これらが、事項要求の主要な柱と位置づけられているのです。

財源どうなる? 丁寧な説明を!

 防衛省はロシアのウクライナ侵略を力による現状の変更であると断言し、ヨーロッパで起こっていることはアジア太平洋でも起こりうるとの認識を示しています。また、ロシアのウクライナ侵略でも想起した物理戦闘とサイバー戦、情報戦などが入り混じったハイブリッド戦などへの対応や、将来の技術革新、少子高齢化を含む人口動態への対応なども喫緊の課題であるとも述べています。
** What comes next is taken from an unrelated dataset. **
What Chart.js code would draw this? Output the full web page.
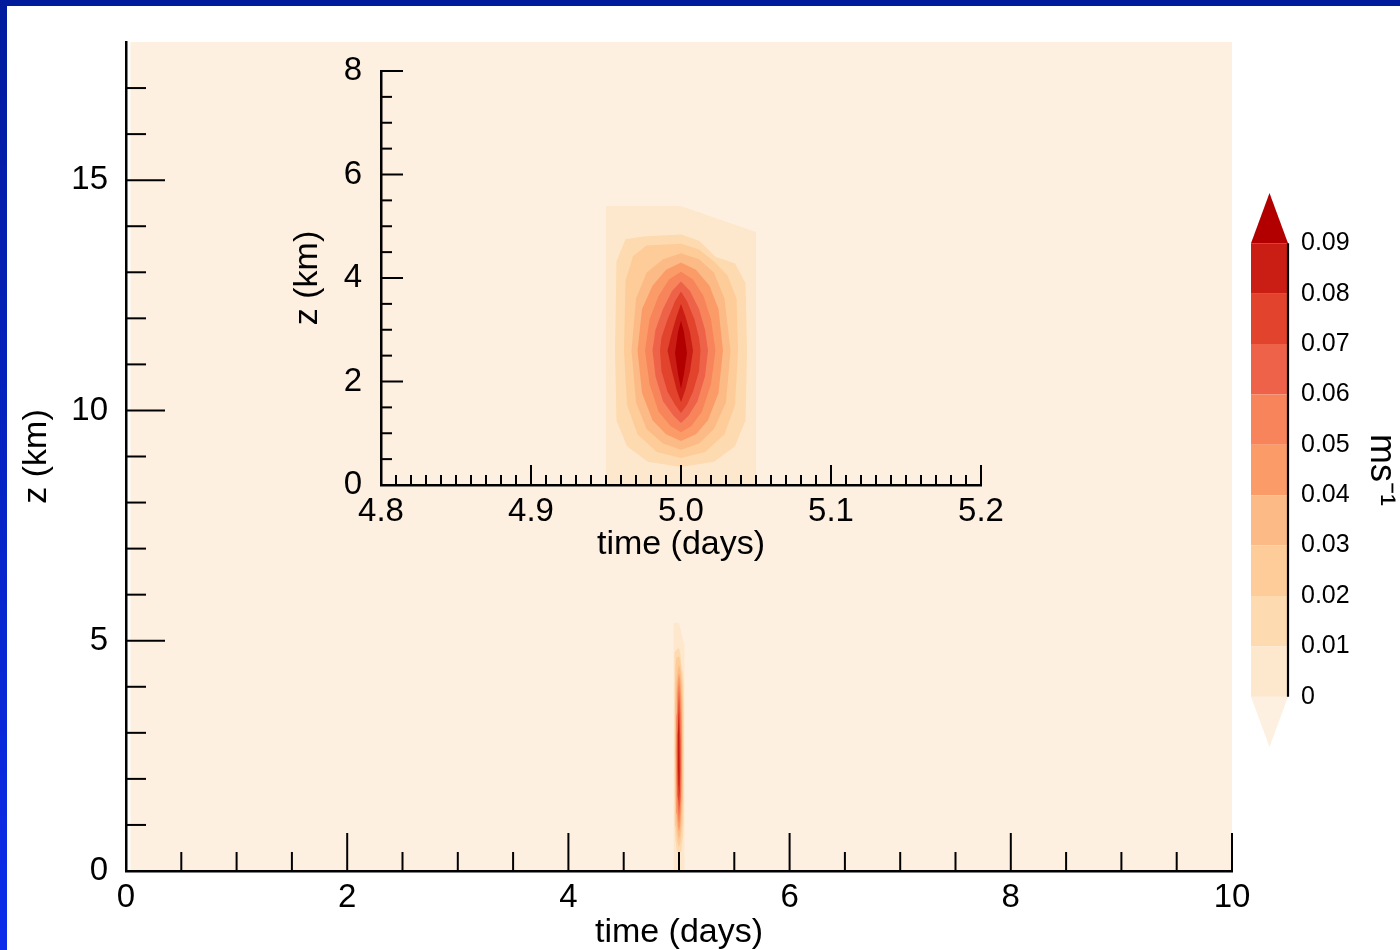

 こうした状況を考慮すれば、防衛費の大幅な増額はやむを得ないことだと筆者(竹内 修:軍事ジャーナリスト)は思います。しかしその一方で、日本経済は低迷を続けており、給与が上がらない状態で物価の上昇のみが続く「スタグフレーション」への突入も懸念されるなど、国民の生活は苦しさを増しています。

 9月17日付の時事通信は政府・与党が大幅に増額される防衛費の財源として、法人税や金融所得課税、たばこ税の増税を検討していると報じています。また所得税や相続税の増税、あるいは国債の発行で防衛費を賄うべきとの意見もあるようです。


ウクライナにも供与された徘徊型弾薬(自爆型ドローン)の「スイッチブレード」。防衛省は「無人アセット防衛能力」強化の一環として徘徊型弾薬の調達も計画している(竹内 修撮影)。

 経済が好調でなく、国民生活が苦しい中での増税は、防衛力の強化が必要であると考える人々にとっても、容易に受け入れられるものではないと筆者は思います。また未来への「ツケ」である国債の発行にも根強い反対意見があります。

 このような状況下で、それでも政府が防衛力の強化が必要であり、そのための負担を国民に対して求めるのであれば、防衛予算の透明性の向上と、丁寧な説明が不可欠だと筆者は思います。